While the man in this case may have greater moral leverage than the woman, his legal leverage is nil, said the woman's lawyer, James Katz.

No Legal Protection

“You may have disagreements over when life begins and what constitutes life, but as a matter of law, the four-to-eight cell pre-embryo is not entitled to legal protection,” he said.

“And if that's the case,” Katz added, “maybe people shouldn't be undertaking this assistive technology.”

Two of New Jersey's lower courts have already affirmed the woman's position. The Supreme Court is expected to rule within the next three months.

Lawyer Eric Spevak, who is representing the man in the case, is not optimistic about his chances for victory. His client is able to conceive with another woman, and the court is unlikely to be moved by an appeal to the humanity of the embryos, he said.

“Realistically, I have the law against me, and I have facts that aren't that great given that my client can have children with another woman,” Spevak said.

Spevak hangs his case on two points. First, he believes that the goal of the court and the goal of public policy in the state of New Jersey should be the preservation of “a form of life and the potential of human life,” represented by the embryos.

Secondly, he believes the woman should be held to her prior commitment.

“The parties already made the decision to procreate with these embryos. What we're saying is he has the right to carry out on that decision,” Spevak said.

“In reliance on that agreement he went through with the in-vitro fertilization process with her.”

Pandora's Box

Peter J. Cataldo, staff ethicist at the National Catholic Bioethics Center in Boston, said in-vitro fertilization techniques have opened a “Pandora's box” of thorny moral, ethical and legal problems.

“Issues like what to do with frozen embryos and issues of custody are simply the logical consequence of the procedure which is by itself morally unacceptable,” Cataldo said. He added that treating human embryos as property is the result of “many developments, not the least of which is Roe v. Wade.”

Though the Church has not yet dealt definitively with the issue of how to deal with frozen embryos, there are basic moral principles that apply, Cataldo said.

“One is that the life of the embryo is inviolable, that it is fully human and has a human dignity equal to any other human being, which must be respected and which forms the basis for the human rights which should be accorded to the embryo.”

Cataldo said Catholic ethicists today take one of three positions on frozen human embryos.

One position states that that it is morally unacceptable to allow the frozen human embryo to be adopted and implanted and brought to term because this is surrogate motherhood and simply an extension of the invitro fertilization process.

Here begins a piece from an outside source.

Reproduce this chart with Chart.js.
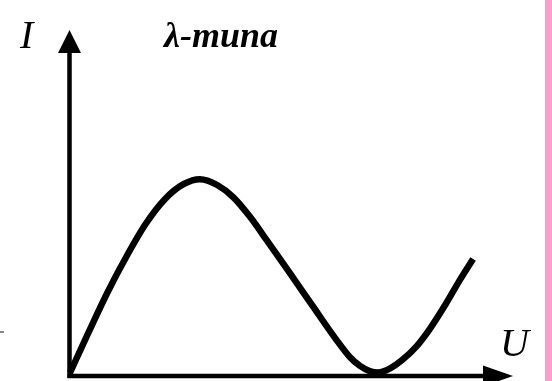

The second is to allow these embryos be put up for adoption and implanted in surrogate mothers, if that's possible, as an act of rescuing and attempting to save the embryos' lives.

The third is that it might be morally permissible to allow the embryo to thaw and to pass away under the principle that one is not morally obligated to provide ethically extraordinary means to preserve human life.

“This is an unsettled moral question,” Cataldo said “The best we can do until there is a definitive teaching is to explain what is absolutely morally unacceptable and what, on the other hand, may be morally acceptable. That's the state of things at this point.”

Concluded Cataldo, “What is absolutely morally unacceptable would be the directly intended destruction of these innocent human beings.”

Speaking at a 1996 symposium on “Evangelium Vitae and Law,” Pope John Paul II said, “I therefore appeal to the conscience of the world's scientific authorities and in particular to doctors, that the production of human embryos be halted, taking into account that there seems to be no morally licit solution regarding the human destiny of the thousands of ‘frozen” embryos which are and remain the subjects of essential rights and should therefore be protected by law as human persons.”